To help reconcile emerging scientific and historic research with the faith, Pope Leo XIII created the Pontifical Biblical Commission in 1903. Among its holdings was the 1909 conclusion that there was only one couple at the beginning of the human race.
While fully supporting, the Church took a firm stance against modernism. In 1907, St. Pius X condemned modernism in his encyclical Pascendi
Dominici Gregis. The Holy Office followed up with further instructions in its 1909 Lamentabili Sane Exitu. In 1910, St. Pius X instructed all clergy and theologians to take the oath against modernism.
In response to calls for liturgical reform, the Church began making certain modifications and preparing for more.
As the twentieth century dawned, there was a great deal of interest in a liturgical renewal that would get the people more involved.
Dom Lambert Beauduin (1873-1960) of the Benedictine monastery in Mont Cesar in Belgium, emphasized the active participation of the faithful at Mass, especially in his 1914 book Liturgy in the Life of the Church.
Dom Odo Casel (1886-1948), abbot of the Benedictine monastery at Maria Laach in Germany, emphasized the fact that the Mass is a timeless mystery that brings about a current transformation. The people thus must respect the unity and mystery of the Mass, but also actively make it their own.
In 1918, Fr. Romano Guardini (1885-1968) , a priest of the diocese of Mainz, Germany wrote The Spirit of the Liturgy, in which he emphasized the delightfulness of liturgy, emphasizing that, like all of the most joyful things, it is not meant to be “practical,” but rather enriching of the spirit.
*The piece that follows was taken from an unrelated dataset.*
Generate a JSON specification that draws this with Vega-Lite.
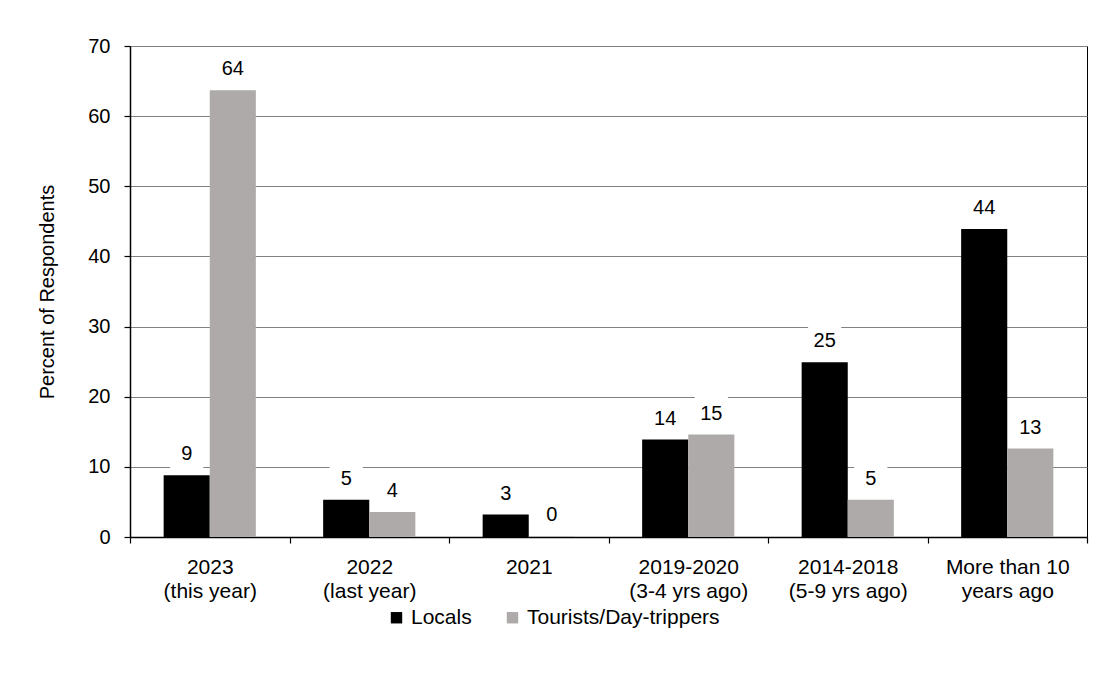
{
  "$schema": "https://vega.github.io/schema/vega-lite/v6.json",
  "autosize": {"type": "none"},
  "width": 957,
  "height": 491,
  "padding": {"left": 130, "top": 46, "right": 27, "bottom": 138},
  "background": "white",
  "config": {
    "font": "Liberation Sans",
    "view": {"stroke": "#000000", "strokeWidth": 1},
    "axis": {"labelColor": "#000000", "titleColor": "#000000", "domainColor": "#000000", "tickColor": "#000000", "domainWidth": 1.5, "tickWidth": 1.2}
  },
  "data": {
    "values": [
      {"period": "2023\n(this year)", "group": "Locals", "percent": 8.8},
      {"period": "2023\n(this year)", "group": "Tourists/Day-trippers", "percent": 63.7},
      {"period": "2022\n(last year)", "group": "Locals", "percent": 5.3},
      {"period": "2022\n(last year)", "group": "Tourists/Day-trippers", "percent": 3.55},
      {"period": "2021", "group": "Locals", "percent": 3.2},
      {"period": "2021", "group": "Tourists/Day-trippers", "percent": 0.1},
      {"period": "2019-2020\n(3-4 yrs ago)", "group": "Locals", "percent": 13.9},
      {"period": "2019-2020\n(3-4 yrs ago)", "group": "Tourists/Day-trippers", "percent": 14.6},
      {"period": "2014-2018\n(5-9 yrs ago)", "group": "Locals", "percent": 24.9},
      {"period": "2014-2018\n(5-9 yrs ago)", "group": "Tourists/Day-trippers", "percent": 5.3},
      {"period": "More than 10\nyears ago", "group": "Locals", "percent": 43.9},
      {"period": "More than 10\nyears ago", "group": "Tourists/Day-trippers", "percent": 12.6}
    ]
  },
  "encoding": {
    "x": {
      "field": "period",
      "type": "nominal",
      "sort": null,
      "scale": {"paddingInner": 0, "paddingOuter": 0},
      "axis": {
        "title": null,
        "labelAngle": 0,
        "tickBand": "extent",
        "labelExpr": "split(datum.label, '\\n')",
        "labelFontSize": 21,
        "labelLineHeight": 24,
        "labelPadding": 13,
        "labelBaseline": "top",
        "tickSize": 6,
        "grid": false
      }
    },
    "xOffset": {
      "field": "group",
      "type": "nominal",
      "sort": ["Locals", "Tourists/Day-trippers"],
      "scale": {"paddingInner": 0, "paddingOuter": 0.73}
    },
    "y": {
      "field": "percent",
      "type": "quantitative",
      "scale": {"domain": [0, 70], "nice": false},
      "axis": {
        "title": "Percent of Respondents",
        "titleFontSize": 20,
        "titleFontWeight": "normal",
        "titlePadding": 30,
        "labelFontSize": 20,
        "labelPadding": 14,
        "values": [0, 10, 20, 30, 40, 50, 60, 70],
        "tickSize": 6,
        "grid": true,
        "gridColor": "#808080",
        "gridWidth": 1
      }
    }
  },
  "layer": [
    {
      "mark": {"type": "bar"},
      "encoding": {
        "color": {
          "field": "group",
          "type": "nominal",
          "scale": {"domain": ["Locals", "Tourists/Day-trippers"], "range": ["#000000", "#AEAAAA"]},
          "legend": {
            "title": null,
            "orient": "none",
            "legendX": 256,
            "legendY": 561,
            "direction": "horizontal",
            "symbolType": "square",
            "symbolSize": 130,
            "symbolStrokeWidth": 0,
            "labelFontSize": 21,
            "labelLimit": 0,
            "labelOffset": 4,
            "columnPadding": 30
          }
        }
      }
    },
    {
      "mark": {"type": "point", "shape": "square", "filled": true, "color": "white", "opacity": 1, "strokeWidth": 0, "size": 1100, "yOffset": -21}
    },
    {
      "mark": {"type": "text", "dy": -21, "baseline": "middle", "align": "center", "fontSize": 20, "color": "#000000"},
      "encoding": {"text": {"field": "percent", "type": "quantitative", "format": ".0f"}}
    }
  ]
}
Responding to these calls, Pope St. Pius X encouraged more participation in the liturgy. In 1903, Pope St. Pius X issued the moto proprio Tre Le Sollecitudini, he focused on Church music and encouraged the active participation of the faithful, especially in that context. In 1905, he encouraged frequent communion in the decree Sacra Tridentina Synodus. And in 1910, he published Quam Singulari, which lowered the age of First Communion to 7. In that year he also allowed the “dialogue Mass,” which involved more participation by the faithful.